Sono infondate le questioni di legittimità costituzionale delle disposizioni della disciplina del pubblico impiego sul divieto di trasformazione del contratto di lavoro da tempo determinato a tempo indeterminato e sull’inadeguatezza delle misure sanzionatorie costituite dal risarcimento del danno.
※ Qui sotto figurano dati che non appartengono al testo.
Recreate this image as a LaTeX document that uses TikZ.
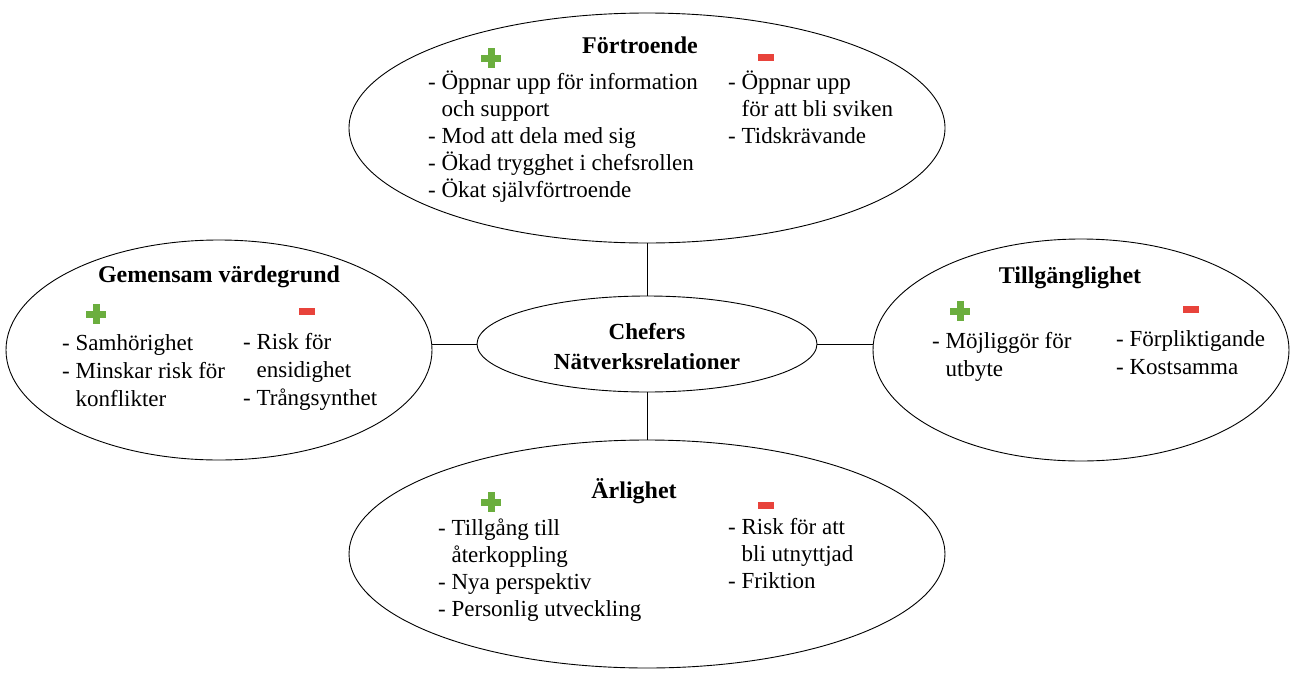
\documentclass[tikz,border=0pt]{standalone}
\usepackage{fontspec}
\setmainfont{Liberation Serif}
\usetikzlibrary{shapes.geometric}
\definecolor{plusgreen}{HTML}{6BAE3E}
\definecolor{minusred}{HTML}{E8433B}
\newcommand{\ind}{\phantom{- }}
\newcommand{\lines}[1]{\begin{tabular}[t]{@{}l@{}}#1\end{tabular}}
\newcommand{\clines}[1]{\begin{tabular}[t]{@{}c@{}}#1\end{tabular}}
\tikzset{
  bubble/.style={draw=black, line width=0.9pt, ellipse, inner sep=0pt, fill=white},
  link/.style={draw=black, line width=0.9pt},
  col/.style={anchor=base west, inner sep=0pt, font=\fontsize{23}{27}\selectfont},
  ttl/.style={anchor=base, inner sep=0pt, font=\fontsize{24}{29}\selectfont\bfseries},
  minusmark/.style={fill=minusred, draw=none, minimum width=16pt, minimum height=7pt, inner sep=0pt}
}
\newcommand{\plusat}[2]{%
  \fill[plusgreen] ({#1-3.5},{#2-10}) rectangle ({#1+3.5},{#2+10});
  \fill[plusgreen] ({#1-10},{#2-3.5}) rectangle ({#1+10},{#2+3.5});}
\begin{document}
\begin{tikzpicture}[x=1pt,y=-1pt]
\useasboundingbox (0,0) rectangle (1294,678);
% bubbles
\node[bubble, minimum width=596pt, minimum height=230pt] (top) at (647,128) {};
\node[bubble, minimum width=340pt, minimum height=96pt] (mid) at (647,344) {};
\node[bubble, minimum width=426pt, minimum height=220pt] (lft) at (219,350) {};
\node[bubble, minimum width=416pt, minimum height=222pt] (rgt) at (1081,350) {};
\node[bubble, minimum width=596pt, minimum height=228pt] (bot) at (647,554) {};
% connectors
\draw[link] (top.south) -- (mid.north);
\draw[link] (mid.south) -- (bot.north);
\draw[link] (mid.west) -- (mid.west -| lft.east);
\draw[link] (mid.east) -- (mid.east -| rgt.west);
% center
\node[ttl, font=\fontsize{23}{30}\selectfont\bfseries] (midt) at (647,339) {\clines{Chefers\\Nätverksrelationer}};
% top
\node[ttl] (topt) at (640,53) {Förtroende};
\plusat{491}{58}
\node[minusmark] (topm) at (766,57) {};
\node[col] (topa) at (428,89) {\lines{- Öppnar upp för information\\\ind och support\\- Mod att dela med sig\\- Ökad trygghet i chefsrollen\\- Ökat självförtroende}};
\node[col] (topb) at (728,89) {\lines{- Öppnar upp\\\ind för att bli sviken\\- Tidskrävande}};
% left
\node[ttl] (lftt) at (219,282) {Gemensam värdegrund};
\plusat{96}{314}
\node[minusmark] (lftm) at (307,311) {};
\node[col, font=\fontsize{23}{28}\selectfont] (lfta) at (62,350) {\lines{- Samhörighet\\- Minskar risk för\\\ind konflikter}};
\node[col, font=\fontsize{23}{28}\selectfont] (lftb) at (243,349) {\lines{- Risk för\\\ind ensidighet\\- Trångsynthet}};
% right
\node[ttl] (rgtt) at (1070,283) {Tillgänglighet};
\plusat{960}{311}
\node[minusmark] (rgtm) at (1191,309) {};
\node[col, font=\fontsize{23}{28}\selectfont] (rgta) at (932,348) {\lines{- Möjliggör för\\\ind utbyte}};
\node[col, font=\fontsize{23}{28}\selectfont] (rgtb) at (1116,346) {\lines{- Förpliktigande\\- Kostsamma}};
% bottom
\node[ttl] (bott) at (634,498) {Ärlighet};
\plusat{491}{502}
\node[minusmark] (botm) at (766,505) {};
\node[col, font=\fontsize{23}{27.3}\selectfont] (bota) at (438,535) {\lines{- Tillgång till\\\ind återkoppling\\- Nya perspektiv\\- Personlig utveckling}};
\node[col, font=\fontsize{23}{27.3}\selectfont] (botb) at (728,534) {\lines{- Risk för att\\\ind bli utnyttjad\\- Friktion}};
\end{tikzpicture}
\end{document}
Corte costituzionale, sentenza 27 dicembre 2018 n. 248 – Pres. Lattanzi, Red. Coraggio
La questione. La questione di legittimità costituzionale riguarda le disposizioni della disciplina del pubblico impiego (art. 10, c. 4-ter, del d.lgs. n. 368 del 2001, vigente all’epoca dei fatti, di recepimento delle direttive europee sull’accordo quadro sul lavoro a tempo determinato, e art. 36 c. 5°, 5° ter e 5° quater, del d.lgs. n. 165 del 2001), nelle parti in cui non prevedono, come avviene nel settore del lavoro privato, la conversione dei rapporti di lavoro a tempo determinato in rapporti a tempo indeterminato nei casi di abusiva reiterazione di contratti a termine per lo svolgimento di mansioni equivalenti, nonché la mancanza al riguardo di misure sanzionatorie adeguate.
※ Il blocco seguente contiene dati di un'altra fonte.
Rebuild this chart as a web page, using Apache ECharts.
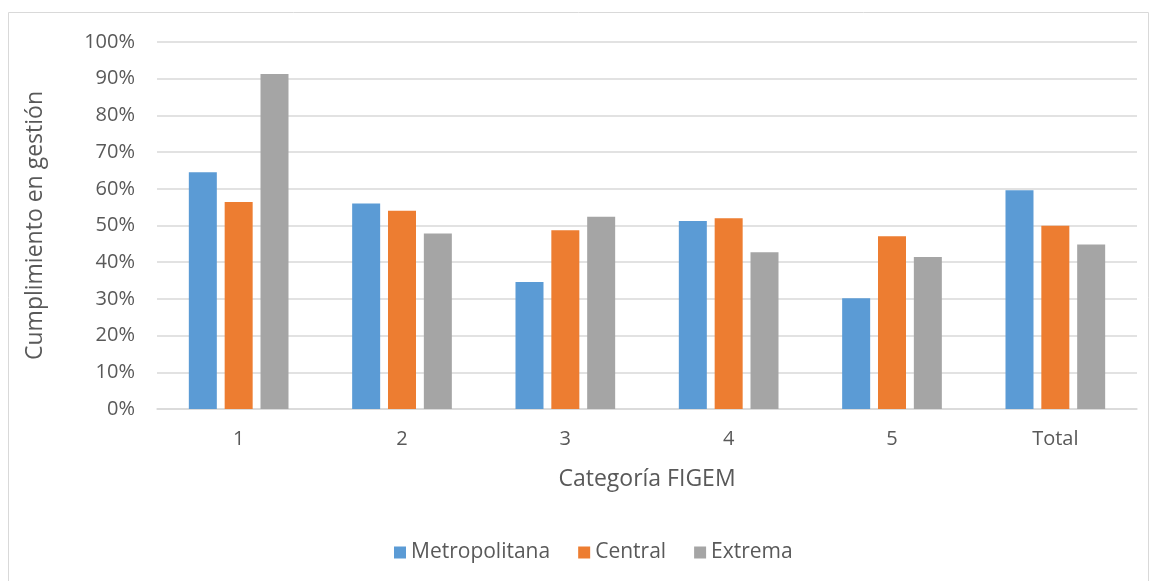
<!DOCTYPE html>
<html><head><meta charset="utf-8">
<script src="https://cdn.jsdelivr.net/npm/echarts@6/dist/echarts.min.js"></script>
<style>html,body{margin:0;padding:0;background:#fff}#c{width:1153px;height:581px}</style>
</head><body><div id="c"></div>
<script>
const categories = ['1','2','3','4','5','Total'];
const metropolitana = [64.5, 56.0, 34.6, 51.2, 30.2, 59.6];
const central = [56.4, 54.0, 48.7, 52.0, 47.1, 49.9];
const extrema = [91.3, 47.8, 52.4, 42.7, 41.4, 44.8];
const yTicks = [0,10,20,30,40,50,60,70,80,90,100];

const font = 'Open Sans';
const txt = '#595959';
const chart = echarts.init(document.getElementById('c'));
function s(name, data, color){
  return {name, type:'bar', data, barWidth:28, barGap:'28%', itemStyle:{color}};
}
chart.setOption({
  animation:false,
  graphic:[{type:'rect', shape:{x:8.5,y:12.5,width:1140,height:570}, style:{fill:'none', stroke:'#d9d9d9', lineWidth:1}}],
  grid:{left:157, right:16, top:42, bottom:172},
  legend:{bottom:13, left:389, itemWidth:12, itemHeight:12, itemGap:28, icon:'rect',
    textStyle:{color:txt, fontFamily:font, fontSize:21}, data:['Metropolitana','Central','Extrema']},
  xAxis:{type:'category', data:categories, name:'Categoría FIGEM', nameLocation:'middle', nameGap:59,
    nameTextStyle:{color:txt, fontFamily:font, fontSize:23},
    axisLine:{lineStyle:{color:'#d9d9d9', width:1.5}}, axisTick:{show:false},
    axisLabel:{color:txt, fontFamily:font, fontSize:20, margin:20}},
  yAxis:{type:'value', min:0, max:100, interval:10, name:'Cumplimiento en gestión', nameLocation:'middle', nameGap:110,
    nameTextStyle:{color:txt, fontFamily:font, fontSize:23},
    axisLabel:{color:txt, fontFamily:font, fontSize:20, margin:22, formatter:v=>v+'%'},
    axisLine:{show:false}, axisTick:{show:false},
    splitLine:{lineStyle:{color:'#d9d9d9', width:1.5}}},
  series:[s('Metropolitana', metropolitana, '#5b9bd5'), s('Central', central, '#ed7d31'), s('Extrema', extrema, '#a5a5a5')]
});
</script></body></html>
La questione, promossa dal Tribunale ordinario di Foggia, in funzione di giudice del lavoro, con ordinanza 26 ottobre 2016, è sollevata in riferimento agli artt. 3, 4, 24, 35, primo comma, 97, quarto comma, 101, secondo comma, 104, primo comma, 111, secondo comma, e 117, primo comma, della Costituzione
La sentenza – Il Giudice delle leggi, da un lato, conferma l’impossibilità per tutto il settore pubblico di conversione del rapporto da tempo determinato a tempo indeterminato − secondo la pacifica giurisprudenza euro-unitaria e nazionale −, dall’altra l’adeguatezza della misura sanzionatoria costituita dal risarcimento del danno.
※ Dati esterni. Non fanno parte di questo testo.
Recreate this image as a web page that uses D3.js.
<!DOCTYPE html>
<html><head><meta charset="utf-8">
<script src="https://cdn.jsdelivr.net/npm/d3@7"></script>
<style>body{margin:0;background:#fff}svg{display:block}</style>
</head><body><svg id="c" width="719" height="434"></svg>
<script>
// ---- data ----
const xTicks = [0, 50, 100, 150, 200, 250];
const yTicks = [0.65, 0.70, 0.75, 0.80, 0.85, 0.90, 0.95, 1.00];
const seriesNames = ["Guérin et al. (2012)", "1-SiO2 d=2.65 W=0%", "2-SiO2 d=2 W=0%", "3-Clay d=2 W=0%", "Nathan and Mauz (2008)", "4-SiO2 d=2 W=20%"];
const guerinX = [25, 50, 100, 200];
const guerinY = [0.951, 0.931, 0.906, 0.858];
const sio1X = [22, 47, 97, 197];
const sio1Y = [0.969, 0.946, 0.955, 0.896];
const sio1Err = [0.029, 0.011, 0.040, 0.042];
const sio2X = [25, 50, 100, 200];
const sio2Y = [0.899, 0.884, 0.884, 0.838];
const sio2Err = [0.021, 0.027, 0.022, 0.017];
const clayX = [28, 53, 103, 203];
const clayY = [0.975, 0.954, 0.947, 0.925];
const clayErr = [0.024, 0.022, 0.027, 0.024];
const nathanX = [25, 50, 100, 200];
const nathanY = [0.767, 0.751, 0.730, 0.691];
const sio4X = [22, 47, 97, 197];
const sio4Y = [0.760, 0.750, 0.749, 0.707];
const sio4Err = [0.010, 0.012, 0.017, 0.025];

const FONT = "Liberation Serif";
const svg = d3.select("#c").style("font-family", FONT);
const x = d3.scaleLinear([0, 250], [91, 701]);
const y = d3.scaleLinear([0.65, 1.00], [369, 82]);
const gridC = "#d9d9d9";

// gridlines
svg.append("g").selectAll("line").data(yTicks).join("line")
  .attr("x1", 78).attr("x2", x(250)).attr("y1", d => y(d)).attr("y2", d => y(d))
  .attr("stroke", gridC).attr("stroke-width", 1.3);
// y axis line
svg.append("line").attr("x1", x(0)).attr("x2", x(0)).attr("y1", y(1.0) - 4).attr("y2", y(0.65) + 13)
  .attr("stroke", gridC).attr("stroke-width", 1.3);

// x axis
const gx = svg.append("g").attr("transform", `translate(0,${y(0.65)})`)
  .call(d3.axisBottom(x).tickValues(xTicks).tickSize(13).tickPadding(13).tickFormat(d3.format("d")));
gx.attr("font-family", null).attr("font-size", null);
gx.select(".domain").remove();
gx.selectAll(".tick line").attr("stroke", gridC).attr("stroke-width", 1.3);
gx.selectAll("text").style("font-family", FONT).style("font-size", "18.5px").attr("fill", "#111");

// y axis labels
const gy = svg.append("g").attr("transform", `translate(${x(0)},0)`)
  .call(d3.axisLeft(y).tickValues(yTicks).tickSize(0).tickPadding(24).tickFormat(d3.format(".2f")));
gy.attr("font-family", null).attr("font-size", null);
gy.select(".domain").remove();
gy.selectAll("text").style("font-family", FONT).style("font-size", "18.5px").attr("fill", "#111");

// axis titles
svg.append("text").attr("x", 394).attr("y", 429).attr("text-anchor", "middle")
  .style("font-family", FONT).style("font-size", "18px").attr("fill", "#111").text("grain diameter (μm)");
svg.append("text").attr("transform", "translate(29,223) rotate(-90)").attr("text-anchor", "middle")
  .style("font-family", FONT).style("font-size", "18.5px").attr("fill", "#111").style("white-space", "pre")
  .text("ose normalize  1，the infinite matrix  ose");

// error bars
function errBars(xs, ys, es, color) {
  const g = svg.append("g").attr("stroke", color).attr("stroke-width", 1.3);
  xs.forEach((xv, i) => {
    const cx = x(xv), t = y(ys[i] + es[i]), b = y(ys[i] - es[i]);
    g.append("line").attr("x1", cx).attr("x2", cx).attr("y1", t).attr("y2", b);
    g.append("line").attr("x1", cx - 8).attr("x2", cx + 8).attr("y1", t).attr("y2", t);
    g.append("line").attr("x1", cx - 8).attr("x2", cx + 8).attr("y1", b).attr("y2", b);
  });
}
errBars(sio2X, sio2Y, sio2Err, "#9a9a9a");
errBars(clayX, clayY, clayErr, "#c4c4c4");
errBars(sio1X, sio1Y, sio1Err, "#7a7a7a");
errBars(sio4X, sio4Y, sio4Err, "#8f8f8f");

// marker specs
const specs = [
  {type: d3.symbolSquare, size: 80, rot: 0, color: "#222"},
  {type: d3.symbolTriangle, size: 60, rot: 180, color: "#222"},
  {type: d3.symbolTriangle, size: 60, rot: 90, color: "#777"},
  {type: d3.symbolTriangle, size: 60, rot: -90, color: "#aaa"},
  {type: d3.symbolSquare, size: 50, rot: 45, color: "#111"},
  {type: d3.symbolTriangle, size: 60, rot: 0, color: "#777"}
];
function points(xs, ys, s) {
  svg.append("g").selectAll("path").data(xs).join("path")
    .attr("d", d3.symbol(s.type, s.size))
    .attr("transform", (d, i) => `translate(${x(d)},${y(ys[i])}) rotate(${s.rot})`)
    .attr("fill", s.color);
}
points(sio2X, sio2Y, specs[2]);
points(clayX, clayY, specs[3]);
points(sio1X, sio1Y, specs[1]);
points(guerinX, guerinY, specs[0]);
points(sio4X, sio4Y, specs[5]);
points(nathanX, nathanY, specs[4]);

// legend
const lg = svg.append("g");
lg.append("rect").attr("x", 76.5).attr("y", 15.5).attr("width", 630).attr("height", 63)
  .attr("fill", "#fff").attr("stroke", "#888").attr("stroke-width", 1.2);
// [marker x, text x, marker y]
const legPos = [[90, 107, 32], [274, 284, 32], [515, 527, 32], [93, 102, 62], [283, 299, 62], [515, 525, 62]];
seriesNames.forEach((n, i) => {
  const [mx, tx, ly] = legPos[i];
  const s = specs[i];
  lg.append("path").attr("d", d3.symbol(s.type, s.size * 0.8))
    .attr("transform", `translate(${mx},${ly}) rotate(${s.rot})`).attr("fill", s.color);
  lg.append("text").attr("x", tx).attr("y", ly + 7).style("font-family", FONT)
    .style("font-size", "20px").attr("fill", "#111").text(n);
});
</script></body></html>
A tal fine ricorda che, nelle more del giudizio incidentale è intervenuta la sentenza della CGUE 7 marzo 2018, in causa C-494/16, Santoro, che si è pronunciata sul rinvio pregiudiziale del Tribunale ordinario di Trapani. Secondo tale sentenza «La clausola 5 dell’accordo quadro […] dev’essere interpretata nel senso che essa non osta a una normativa nazionale che, da un lato, non sanziona il ricorso abusivo, da parte di un datore di lavoro rientrante nel settore pubblico, a una successione di contratti a tempo determinato mediante il versamento, al lavoratore interessato, di un’indennità volta a compensare la mancata trasformazione del rapporto di lavoro a tempo determinato in un rapporto di lavoro a tempo indeterminato bensì, dall’altro, prevede la concessione di un’indennità […], accompagnata dalla possibilità, per il lavoratore, di ottenere il risarcimento integrale del danno dimostrando, mediante presunzioni, la perdita di opportunità di trovare un impiego o il fatto che, qualora un concorso fosse stato organizzato in modo regolare, egli lo avrebbe superato, purché una siffatta normativa sia accompagnata da un meccanismo sanzionatorio effettivo e dissuasivo, circostanza che spetta al giudice del rinvio verificare».
E precisa che tale decisione, in sostanza, ha ritenuto la compatibilità euronitaria delle statuizioni contenute nella sentenza della Corte di cassazione, Sezioni Unite civili, 15 marzo 2016, n. 5072 − che, dopo aver ribadito il divieto di conversione del rapporto di lavoro a termine in rapporto a tempo indeterminato, ha affermato che il dipendente pubblico, a seguito della reiterazione illegittima dei contratti a termine, ha diritto al risarcimento del danno previsto dall’art. 36, comma 5, del d.lgs. n. 165 del 2001, con esonero dall’onere probatorio, nella misura e nei limiti di cui all’art. 32, comma 5, della legge 4 novembre 2010, n. 183.